Review by Karl Verhoven
The feral creature that results from the merger of Daniel Kilgore with the ghost of his dead brother Kurt has now been established, and while still a relatively recent process, Dan’s used to the idea. As seen in volume two he’s also qualified to go on action missions with veteran operatives, the theory being that the skills he’s been taught can protect him. This is just as well, since there’s something large, powerful and threatening known as the Apparition tracking Kurt’s ghost, and Haunt isn’t appearing when required.
Artist Greg Capullo has come up with an interesting visual for this new creature, a sort of bulkier and even more fearsome version of what Haunt is. As Carnage is to Venom you might say.
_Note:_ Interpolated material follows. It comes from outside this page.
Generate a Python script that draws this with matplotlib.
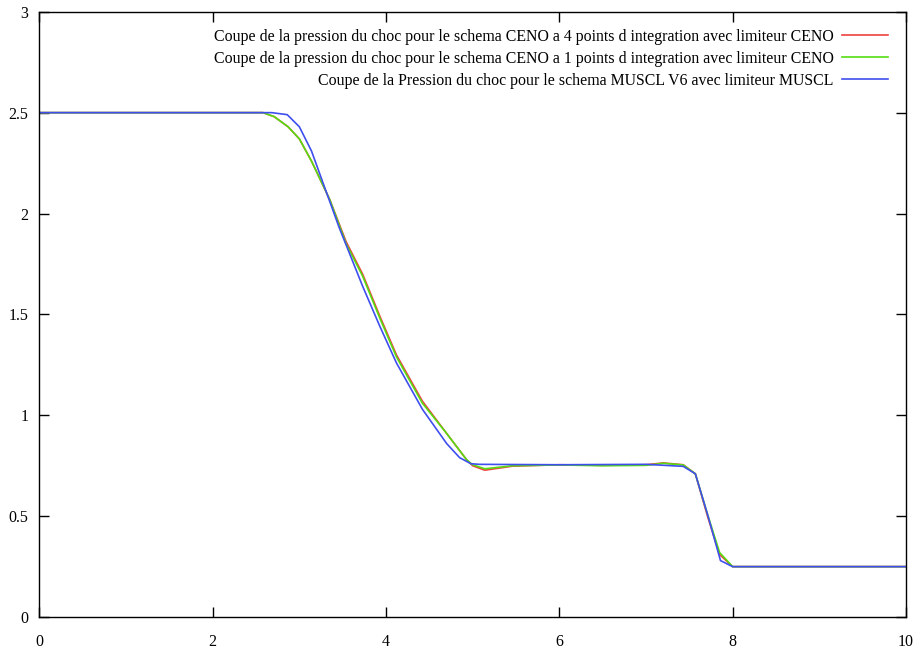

There is an explanation. “Your existence is not natural. There are forces that prevent your brother from lingering in this realm. The Apparition is part of those forces.” The Apparition occupies much of the book, and rapidly wears out its welcome.
This is Robert Kirkman’s final volume writing Haunt, and it’s fair to speculate whether or not he departed considering it was a job well done. There’s very little that’s original about Haunt, and originality among the trappings has been a Kirkman trademark since the earliest days of his career. At least he provides a few explanations for this torturous melodrama before heading for the exit, and by the end of them it appears there’s hardly anyone in the series not having their strings jerked. Several characters introduced still have no purpose, and the head of the Agency still resembles a teenage super model. Actually, so does pretty well every woman in the book.
Capullo’s art continues to be scratchy and dynamic, his pages prioritising movement and action, and often very gruesome. There’s no regulation here, and Capullo depicts limbs flying off in all directions.
Joe Casey and Nathan Fox take over what Kirkman has bequeathed in volume four.